WASHINGTON (Reuters) - The U.S. International Trade Commission said on Friday it had made a final finding in a dumping investigation that imports of tool chests and cabinets from China and Vietnam were harming U.S. producers.
The decision paves the way for the U.S. Commerce Department to slap duties of up to 327 percent on the goods for a five-year initial period.
Last month, the Commerce Department found that tool chests imported from China and Vietnam were being dumped in the U.S. market, and announced prospective duties on the imports.
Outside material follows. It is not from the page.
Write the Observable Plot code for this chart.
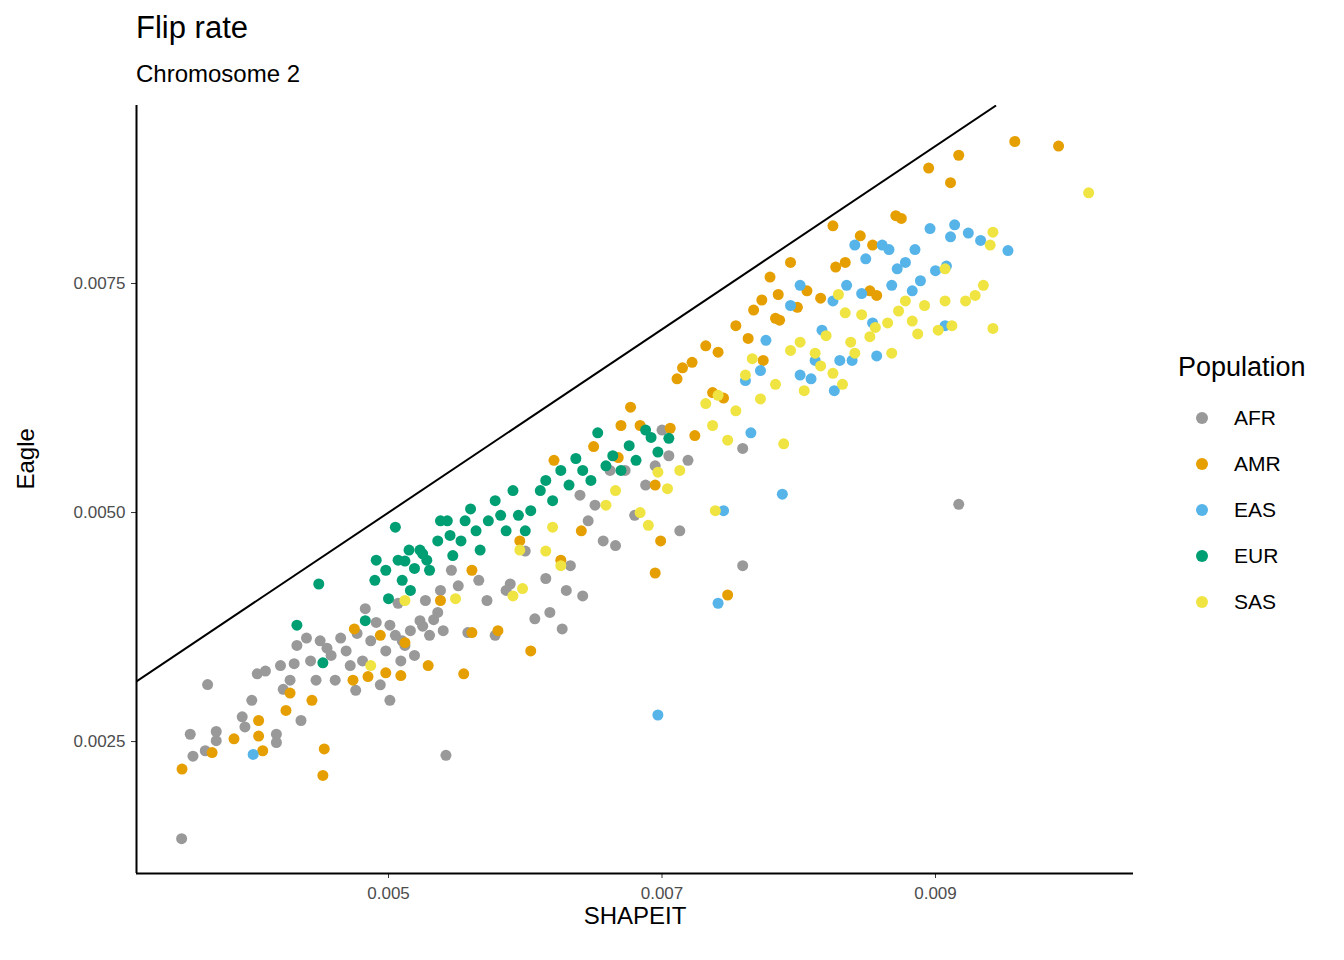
<!DOCTYPE html>
<html><head><meta charset="utf-8">
<script src="https://cdn.jsdelivr.net/npm/d3@7"></script>
<script src="https://cdn.jsdelivr.net/npm/@observablehq/plot@0.6"></script>
<style>
body{margin:0;font-family:"Liberation Sans",Arial,sans-serif;background:#fff}
#wrap{position:relative;width:1344px;height:960px}
.t{position:absolute;color:#000;white-space:nowrap}
.leg{position:absolute;left:1178px;top:352px;font-size:27px}
.row{display:flex;align-items:center;height:46px;font-size:21px}
.dot{width:12px;height:12px;border-radius:50%;margin:0 26px 0 18px}
</style></head><body>
<div id="wrap">
<div class="t" style="left:136px;top:10px;font-size:31px">Flip rate</div>
<div class="t" style="left:136px;top:60px;font-size:24px">Chromosome 2</div>
<div id="chart"></div>
<div class="leg"><div style="margin-bottom:12px">Population</div><div id="rows"></div></div>
</div>
<script>
const populations=["AFR","AMR","EAS","EUR","SAS"];
const colors=["#999999","#E69F00","#56B4E9","#009E73","#F0E442"];
const xDomain=[0.003157,0.010448];
const yDomain=[0.00106,0.009443];
const xTicks=[0.005,0.007,0.009];
const yTicks=[0.0025,0.005,0.0075];
const yTickLabels=["0.0025","0.0050","0.0075"];
const AFR=[[0.003487,0.00144],[0.003677,0.003122],[0.00355,0.00258],[0.00357,0.00234],[0.00366,0.0024],[0.00374,0.00251],[0.00374,0.00261],[0.00393,0.00277],[0.00395,0.00266],[0.00404,0.00324],[0.0041,0.00327],[0.00418,0.00258],[0.00418,0.00249],[0.00421,0.00333],[0.00423,0.00307],[0.00428,0.00317],[0.00433,0.00355],[0.00431,0.00335],[0.0044,0.00363],[0.0045,0.0036],[0.00443,0.00338],[0.00447,0.00317],[0.00458,0.00344],[0.00461,0.00317],[0.00465,0.00363],[0.00469,0.00349],[0.00472,0.00333],[0.00477,0.00368],[0.00481,0.00338],[0.00487,0.0036],[0.00491,0.0038],[0.00494,0.00312],[0.00498,0.00349],[0.00501,0.00377],[0.00501,0.00295],[0.00507,0.00401],[0.0051,0.0036],[0.00516,0.00371],[0.00519,0.00344],[0.00523,0.00382],[0.0053,0.00366],[0.00536,0.00391],[0.0054,0.00371],[0.00542,0.00235],[0.00546,0.00437],[0.00551,0.0042],[0.00558,0.00369],[0.00566,0.00426],[0.00572,0.00404],[0.00578,0.00366],[0.00586,0.00415],[0.00589,0.00422],[0.006,0.00458],[0.00607,0.00384],[0.00618,0.00391],[0.00615,0.00428],[0.00627,0.00373],[0.0063,0.00415],[0.00633,0.00442],[0.00642,0.00409],[0.00646,0.00491],[0.00651,0.00508],[0.00657,0.00469],[0.00666,0.00464],[0.00673,0.00546],[0.0068,0.00497],[0.00688,0.0053],[0.00695,0.00551],[0.007,0.0059],[0.00705,0.00562],[0.00713,0.0048],[0.00719,0.00557],[0.00759,0.00442],[0.00759,0.0057],[0.00917,0.00509],[0.0064,0.00519],[0.00662,0.00546],[0.00538,0.00415],[0.00483,0.00395],[0.004,0.00295],[0.00509,0.00338],[0.00527,0.00404],[0.00476,0.00306],[0.00436,0.00273],[0.00455,0.00352],[0.00505,0.00366],[0.00512,0.00355],[0.00525,0.00376],[0.00533,0.00383]];
const AMR=[[0.00349,0.0022],[0.00371,0.00238],[0.00387,0.00253],[0.00405,0.00256],[0.00408,0.0024],[0.00405,0.00273],[0.00425,0.00284],[0.00428,0.00303],[0.00444,0.00295],[0.00453,0.00242],[0.00452,0.00213],[0.00474,0.00317],[0.00475,0.00373],[0.00485,0.00321],[0.00498,0.00325],[0.00509,0.00322],[0.00512,0.00358],[0.00529,0.00333],[0.00538,0.00404],[0.00555,0.00324],[0.00561,0.00437],[0.00561,0.00369],[0.0058,0.00371],[0.00596,0.00469],[0.00604,0.00349],[0.00621,0.00557],[0.00626,0.00448],[0.00641,0.0048],[0.0065,0.00572],[0.0067,0.00595],[0.00677,0.00615],[0.00684,0.00595],[0.00695,0.00434],[0.00699,0.00469],[0.00706,0.00592],[0.00711,0.00646],[0.00722,0.00664],[0.00724,0.00584],[0.00732,0.00682],[0.00737,0.00631],[0.00741,0.00675],[0.00748,0.0041],[0.00754,0.00704],[0.00763,0.0069],[0.00767,0.00721],[0.00773,0.00732],[0.00779,0.00757],[0.00783,0.00712],[0.00785,0.00738],[0.00794,0.00773],[0.00799,0.00724],[0.00806,0.00742],[0.00816,0.00734],[0.00825,0.00813],[0.00827,0.00768],[0.00834,0.00773],[0.00845,0.00802],[0.00854,0.00792],[0.00857,0.00737],[0.00871,0.00824],[0.00875,0.00821],[0.00895,0.00876],[0.00911,0.0086],[0.00917,0.0089],[0.00958,0.00905],[0.0099,0.009],[0.00774,0.00666],[0.00786,0.0071],[0.00852,0.00742],[0.00695,0.0053],[0.00494,0.00366],[0.00715,0.00658],[0.00745,0.00625],[0.00668,0.0056]];
const EAS=[[0.00401,0.00236],[0.00697,0.00279],[0.00741,0.00401],[0.00745,0.00502],[0.00765,0.00587],[0.00788,0.0052],[0.00761,0.00644],[0.00776,0.00688],[0.00794,0.00726],[0.00801,0.00748],[0.00809,0.00646],[0.00812,0.00666],[0.00817,0.00699],[0.00825,0.00731],[0.0083,0.00666],[0.00835,0.00748],[0.00839,0.00666],[0.00841,0.00792],[0.00846,0.00739],[0.00849,0.00777],[0.00854,0.00707],[0.00857,0.00671],[0.00861,0.00792],[0.00866,0.00787],[0.00868,0.00748],[0.00872,0.00766],[0.00878,0.00773],[0.00883,0.00742],[0.00885,0.00787],[0.00889,0.00753],[0.00896,0.0081],[0.009,0.00764],[0.00908,0.00769],[0.00911,0.00801],[0.00914,0.00814],[0.00924,0.00805],[0.00933,0.00797],[0.00953,0.00786],[0.00907,0.00704],[0.00772,0.00655],[0.00801,0.0065],[0.00826,0.00633]];
const EUR=[[0.00433,0.00377],[0.00449,0.00422],[0.00452,0.00336],[0.00483,0.00382],[0.0049,0.00426],[0.00491,0.00448],[0.00498,0.00437],[0.005,0.00406],[0.00505,0.00484],[0.00507,0.00448],[0.0051,0.00426],[0.00515,0.00459],[0.00519,0.00439],[0.00523,0.00459],[0.00528,0.00448],[0.0053,0.00437],[0.00536,0.00469],[0.00543,0.00491],[0.00547,0.00453],[0.00553,0.00469],[0.00556,0.00491],[0.0056,0.00504],[0.00564,0.0048],[0.00567,0.00459],[0.00573,0.00491],[0.00578,0.00513],[0.00582,0.00497],[0.00586,0.0048],[0.00591,0.00524],[0.00595,0.00497],[0.006,0.0048],[0.00604,0.00502],[0.00611,0.00524],[0.00615,0.00535],[0.0062,0.00513],[0.00626,0.00546],[0.00632,0.0053],[0.00637,0.00559],[0.00642,0.00546],[0.00648,0.00535],[0.00653,0.00587],[0.00659,0.00551],[0.00664,0.00562],[0.0067,0.00546],[0.00676,0.00573],[0.00681,0.00557],[0.00688,0.0059],[0.00692,0.00582],[0.00697,0.00566],[0.00705,0.00581],[0.00516,0.00415],[0.00538,0.00491],[0.00512,0.00447],[0.00525,0.00455],[0.00545,0.00475]];
const SAS=[[0.00487,0.00333],[0.00512,0.00404],[0.00549,0.00406],[0.00591,0.00409],[0.00598,0.00417],[0.00615,0.00458],[0.0062,0.00484],[0.00626,0.00442],[0.00659,0.00508],[0.00666,0.00524],[0.00684,0.005],[0.0069,0.00486],[0.00697,0.00544],[0.00704,0.00526],[0.00713,0.00546],[0.00732,0.00619],[0.00737,0.00595],[0.00739,0.00502],[0.00741,0.00628],[0.00748,0.00579],[0.00754,0.00611],[0.00761,0.0065],[0.00766,0.00668],[0.00772,0.00624],[0.00783,0.0064],[0.00789,0.00575],[0.00794,0.00677],[0.00801,0.00686],[0.00804,0.00633],[0.00812,0.00674],[0.00816,0.0066],[0.0082,0.00693],[0.00825,0.00652],[0.00829,0.00738],[0.00832,0.0064],[0.00834,0.00718],[0.00838,0.00686],[0.00841,0.00674],[0.00846,0.00716],[0.00852,0.00692],[0.00856,0.00702],[0.00865,0.00707],[0.00868,0.00674],[0.00873,0.0072],[0.00878,0.00731],[0.00883,0.00709],[0.00887,0.00695],[0.00892,0.00726],[0.00902,0.00699],[0.00907,0.00731],[0.00912,0.00704],[0.00922,0.00731],[0.00929,0.00737],[0.00935,0.00748],[0.0094,0.00792],[0.00942,0.00806],[0.00942,0.00701],[0.01012,0.00849],[0.00907,0.00766],[0.00596,0.00459]];
const series={AFR,AMR,EAS,EUR,SAS};
const data=populations.flatMap(p=>series[p].map(([x,y])=>({x,y,p})));
const chart=Plot.plot({
  width:1344,height:960,marginTop:105,marginLeft:136,marginRight:211,marginBottom:87,
  style:{fontFamily:"Liberation Sans, Arial, sans-serif",background:"#fff"},
  x:{domain:xDomain,ticks:xTicks,tickFormat:d=>String(d),label:null},
  y:{domain:yDomain,ticks:yTicks,tickFormat:d=>yTickLabels[yTicks.indexOf(d)],label:null},
  color:{domain:populations,range:colors},
  marks:[
    Plot.link([0],{x1:()=>xDomain[0],y1:()=>xDomain[0],x2:()=>yDomain[1],y2:()=>yDomain[1],stroke:"#000",strokeWidth:2,clip:true}),
    Plot.dot(data,{x:"x",y:"y",fill:"p",r:5.5,stroke:null}),
    Plot.axisX({ticks:xTicks,tickFormat:d=>String(d),tickSize:5,fontSize:17,color:"#4d4d4d",stroke:"#333",label:null,tickPadding:8}),
    Plot.axisY({ticks:yTicks,tickFormat:d=>yTickLabels[yTicks.indexOf(d)],tickSize:5,fontSize:17,color:"#4d4d4d",stroke:"#333",label:null,tickPadding:6}),
    Plot.ruleX([xDomain[0]],{stroke:"#000",strokeWidth:2}),
    Plot.ruleY([yDomain[0]],{stroke:"#000",strokeWidth:2}),
    Plot.text(["SHAPEIT"],{frameAnchor:"bottom",dy:50,fontSize:24,fill:"#000",text:d=>d}),
    Plot.text(["Eagle"],{frameAnchor:"left",dx:-110,rotate:-90,fontSize:24,fill:"#000",text:d=>d})
  ]
});
document.getElementById("chart").appendChild(chart);
const rows=document.getElementById("rows");
populations.forEach((p,i)=>{const r=document.createElement("div");r.className="row";r.innerHTML=`<span class="dot" style="background:${colors[i]}"></span>${p}`;rows.appendChild(r);});
</script></body></html>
In a related case, the ITC found in January that U.S. manufacturers were being harmed by imports of tool chests from China that the Commerce Department had found were subsidized, locking in place countervailing duties.
In its announcement on April 5, the Commerce Department said tool chests manufactured by the Tongrun Single Entity (002150.SZ) in China would face antidumping duties of 97 percent, while imports from other Chinese producers would face duties of 244 percent.
Imports from Vietnam would face a duty of 327 percent, it said.
The case was brought by Waterloo Industries Inc of Sedalia, Missouri, a subsidiary of Fortune Brands Home & Security Inc (FBHS.N), which says it accounts for more than half the domestic production of tool chests and cabinets.
In 2016, the value of imports of tool chests and cabinets from China totalled $230 million (170 million pounds), while imports from Vietnam were valued at $77 million, Commerce data shows.